■ REQUIRED WORK
Repeat the material verbatim and drop the pictures.

■ RECORDED INFORMATION
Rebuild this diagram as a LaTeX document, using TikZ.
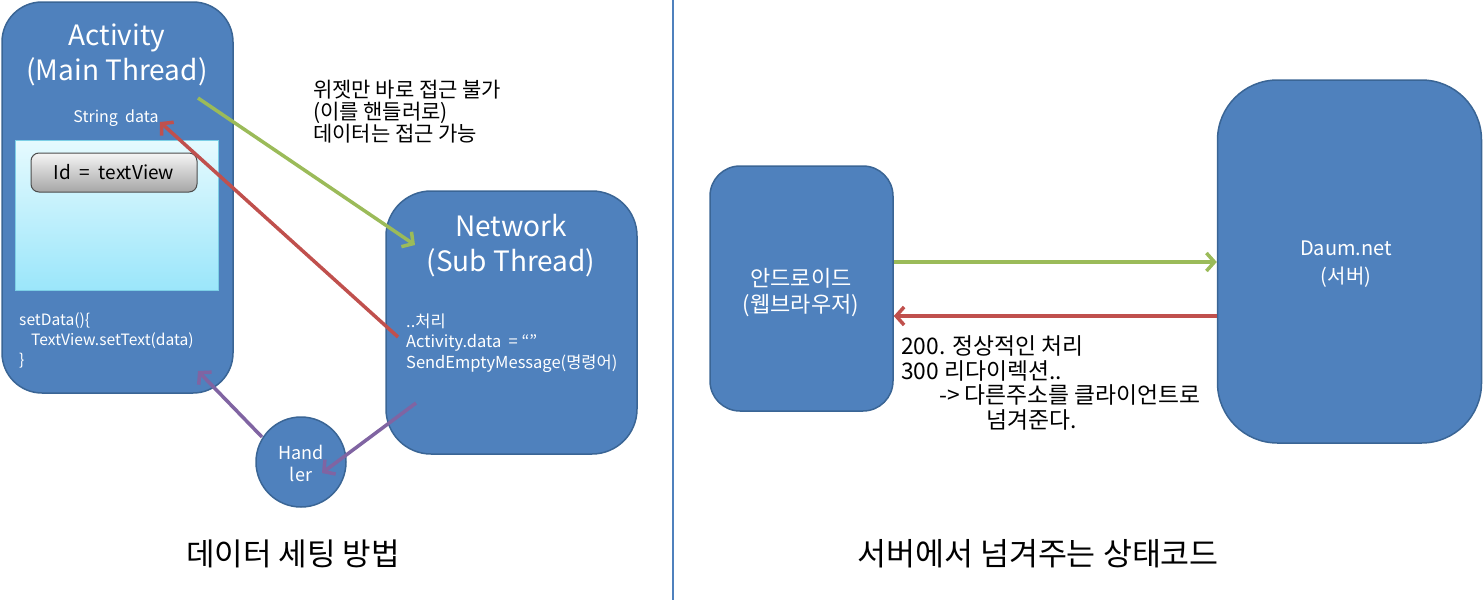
\documentclass[tikz,border=0pt]{standalone}
\usepackage{fontspec}
\setmainfont{Noto Sans CJK KR}
\usetikzlibrary{arrows.meta}
\definecolor{boxfill}{HTML}{4F81BD}
\definecolor{boxline}{HTML}{3A6595}
\definecolor{agreen}{HTML}{9BBB59}
\definecolor{ared}{HTML}{C0504D}
\definecolor{apurple}{HTML}{8064A2}
\definecolor{divline}{HTML}{4F81BD}
\definecolor{scrtop}{HTML}{E6FAFE}
\definecolor{scrbot}{HTML}{9BE6FA}
\definecolor{scrline}{HTML}{7CCFE6}
\newcommand{\fs}[2]{\fontsize{#1}{#2}\selectfont}
\begin{document}
\begin{tikzpicture}[x=1pt,y=-1pt,
  bluebox/.style={draw=boxline, fill=boxfill, line width=1.5pt, inner sep=0pt, rounded corners=#1},
  wtext/.style={text=white, inner sep=0pt},
  btext/.style={text=black, inner sep=0pt},
  conn/.style={line width=3.5pt, -{Straight Barb[length=8pt,width=18pt]}},
]
\useasboundingbox (0,0) rectangle (1483,600);
% Left panel
\node[bluebox=40pt, minimum width=231pt, minimum height=391pt] (act) at (117.5,197.5) {};
\node[wtext, align=center, font=\fs{28}{35}] (acttitle) at (117,55) {Activity\\(Main Thread)};
\node[wtext, font=\fs{16}{20}] (strdata) at (116,118) {String\ \ data};
\node[draw=scrline, line width=1pt, top color=scrtop, bottom color=scrbot, minimum width=203pt, minimum height=150pt, inner sep=0pt] (screen) at (116.5,215) {};
\node[draw=black!70, line width=1pt, top color=black!4, bottom color=black!35, rounded corners=8pt, minimum width=166pt, minimum height=39pt, inner sep=0pt, font=\fs{19}{22}] (btn) at (114,172.5) {Id \ = \ textView};
\node[wtext, align=left, anchor=west, font=\fs{15.6}{20}] (setdata) at (19,340) {setData()\{\\\hspace*{12pt}TextView.setText(data)\\\}};
\node[bluebox=45pt, minimum width=251pt, minimum height=263pt] (net) at (511.5,322.5) {};
\node[wtext, align=center, font=\fs{28}{35}] (nettitle) at (511,246) {Network\\(Sub Thread)};
\node[wtext, align=left, anchor=west, font=\fs{16.5}{20.5}] (netcode) at (406,343) {..처리\\Activity.data \ = “”\\SendEmptyMessage(명령어)};
\node[bluebox=0pt, circle, minimum size=90pt] (handler) at (301,462) {};
\node[wtext, align=center, font=\fs{18}{22}] (handtext) at (301,463) {Hand\\ler};
\node[btext, align=left, anchor=west, font=\fs{21}{22}] (note) at (313,112) {위젯만 바로 접근 불가\\(이를 핸들러로)\\데이터는 접근 가능};
\coordinate (g1) at (198,98);
\coordinate (g2) at (415,245);
\coordinate (r1) at (398,337);
\coordinate (r2) at (160,122);
\coordinate (p1) at (416,403);
\coordinate (p2) at (322,473);
\coordinate (p3) at (262,437);
\coordinate (p4) at (198,371);
\draw[conn, agreen] (g1) -- (g2);
\draw[conn, ared] (r1) -- (r2);
\draw[conn, apurple] (p1) -- (p2);
\draw[conn, apurple] (p3) -- (p4);
\node[btext, font=\fs{31}{36}] (cap1) at (293,554) {데이터 세팅 방법};
% divider
\coordinate (d1) at (673,0);
\coordinate (d2) at (673,600);
\draw[divline, line width=1.2pt] (d1) -- (d2);
% Right panel
\node[bluebox=30pt, minimum width=183pt, minimum height=245pt] (android) at (801.5,288.5) {};
\node[wtext, align=center, font=\fs{22}{26}] (andtext) at (801,293) {안드로이드\\(웹브라우저)};
\node[bluebox=60pt, minimum width=264pt, minimum height=363pt] (daum) at (1349.5,261.5) {};
\node[wtext, align=center, font=\fs{20}{28}] (daumtext) at (1346,264) {Daum.net\\(서버)};
\draw[conn, agreen] (android.east |- 0,262) -- (daum.west |- 0,262);
\draw[conn, ared] (daum.west |- 0,316) -- (android.east |- 0,316);
\node[btext, align=left, anchor=west, font=\fs{22.8}{24.7}] (status) at (901,383) {200. 정상적인 처리\\300 리다이렉션..\\\hspace*{38pt}-> 다른주소를 클라이언트로\\\hspace*{85pt}넘겨준다.};
\node[btext, font=\fs{31.5}{36}] (cap2) at (1038,554) {서버에서 넘겨주는 상태코드};
\end{tikzpicture}
\end{document}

■ TASK SOLUTION
Rebuild this diagram as a LaTeX document, using TikZ.
\documentclass[tikz,border=0pt]{standalone}
\usepackage{fontspec}
\setmainfont{Noto Sans CJK KR}
\usetikzlibrary{arrows.meta}
\definecolor{boxfill}{HTML}{4F81BD}
\definecolor{boxline}{HTML}{3A6595}
\definecolor{agreen}{HTML}{9BBB59}
\definecolor{ared}{HTML}{C0504D}
\definecolor{apurple}{HTML}{8064A2}
\definecolor{divline}{HTML}{4F81BD}
\definecolor{scrtop}{HTML}{E6FAFE}
\definecolor{scrbot}{HTML}{9BE6FA}
\definecolor{scrline}{HTML}{7CCFE6}
\newcommand{\fs}[2]{\fontsize{#1}{#2}\selectfont}
\begin{document}
\begin{tikzpicture}[x=1pt,y=-1pt,
  bluebox/.style={draw=boxline, fill=boxfill, line width=1.5pt, inner sep=0pt, rounded corners=#1},
  wtext/.style={text=white, inner sep=0pt},
  btext/.style={text=black, inner sep=0pt},
  conn/.style={line width=3.5pt, -{Straight Barb[length=8pt,width=18pt]}},
]
\useasboundingbox (0,0) rectangle (1483,600);
% Left panel
\node[bluebox=40pt, minimum width=231pt, minimum height=391pt] (act) at (117.5,197.5) {};
\node[wtext, align=center, font=\fs{28}{35}] (acttitle) at (117,55) {Activity\\(Main Thread)};
\node[wtext, font=\fs{16}{20}] (strdata) at (116,118) {String\ \ data};
\node[draw=scrline, line width=1pt, top color=scrtop, bottom color=scrbot, minimum width=203pt, minimum height=150pt, inner sep=0pt] (screen) at (116.5,215) {};
\node[draw=black!70, line width=1pt, top color=black!4, bottom color=black!35, rounded corners=8pt, minimum width=166pt, minimum height=39pt, inner sep=0pt, font=\fs{19}{22}] (btn) at (114,172.5) {Id \ = \ textView};
\node[wtext, align=left, anchor=west, font=\fs{15.6}{20}] (setdata) at (19,340) {setData()\{\\\hspace*{12pt}TextView.setText(data)\\\}};
\node[bluebox=45pt, minimum width=251pt, minimum height=263pt] (net) at (511.5,322.5) {};
\node[wtext, align=center, font=\fs{28}{35}] (nettitle) at (511,246) {Network\\(Sub Thread)};
\node[wtext, align=left, anchor=west, font=\fs{16.5}{20.5}] (netcode) at (406,343) {..처리\\Activity.data \ = “”\\SendEmptyMessage(명령어)};
\node[bluebox=0pt, circle, minimum size=90pt] (handler) at (301,462) {};
\node[wtext, align=center, font=\fs{18}{22}] (handtext) at (301,463) {Hand\\ler};
\node[btext, align=left, anchor=west, font=\fs{21}{22}] (note) at (313,112) {위젯만 바로 접근 불가\\(이를 핸들러로)\\데이터는 접근 가능};
\coordinate (g1) at (198,98);
\coordinate (g2) at (415,245);
\coordinate (r1) at (398,337);
\coordinate (r2) at (160,122);
\coordinate (p1) at (416,403);
\coordinate (p2) at (322,473);
\coordinate (p3) at (262,437);
\coordinate (p4) at (198,371);
\draw[conn, agreen] (g1) -- (g2);
\draw[conn, ared] (r1) -- (r2);
\draw[conn, apurple] (p1) -- (p2);
\draw[conn, apurple] (p3) -- (p4);
\node[btext, font=\fs{31}{36}] (cap1) at (293,554) {데이터 세팅 방법};
% divider
\coordinate (d1) at (673,0);
\coordinate (d2) at (673,600);
\draw[divline, line width=1.2pt] (d1) -- (d2);
% Right panel
\node[bluebox=30pt, minimum width=183pt, minimum height=245pt] (android) at (801.5,288.5) {};
\node[wtext, align=center, font=\fs{22}{26}] (andtext) at (801,293) {안드로이드\\(웹브라우저)};
\node[bluebox=60pt, minimum width=264pt, minimum height=363pt] (daum) at (1349.5,261.5) {};
\node[wtext, align=center, font=\fs{20}{28}] (daumtext) at (1346,264) {Daum.net\\(서버)};
\draw[conn, agreen] (android.east |- 0,262) -- (daum.west |- 0,262);
\draw[conn, ared] (daum.west |- 0,316) -- (android.east |- 0,316);
\node[btext, align=left, anchor=west, font=\fs{22.8}{24.7}] (status) at (901,383) {200. 정상적인 처리\\300 리다이렉션..\\\hspace*{38pt}-> 다른주소를 클라이언트로\\\hspace*{85pt}넘겨준다.};
\node[btext, font=\fs{31.5}{36}] (cap2) at (1038,554) {서버에서 넘겨주는 상태코드};
\end{tikzpicture}
\end{document}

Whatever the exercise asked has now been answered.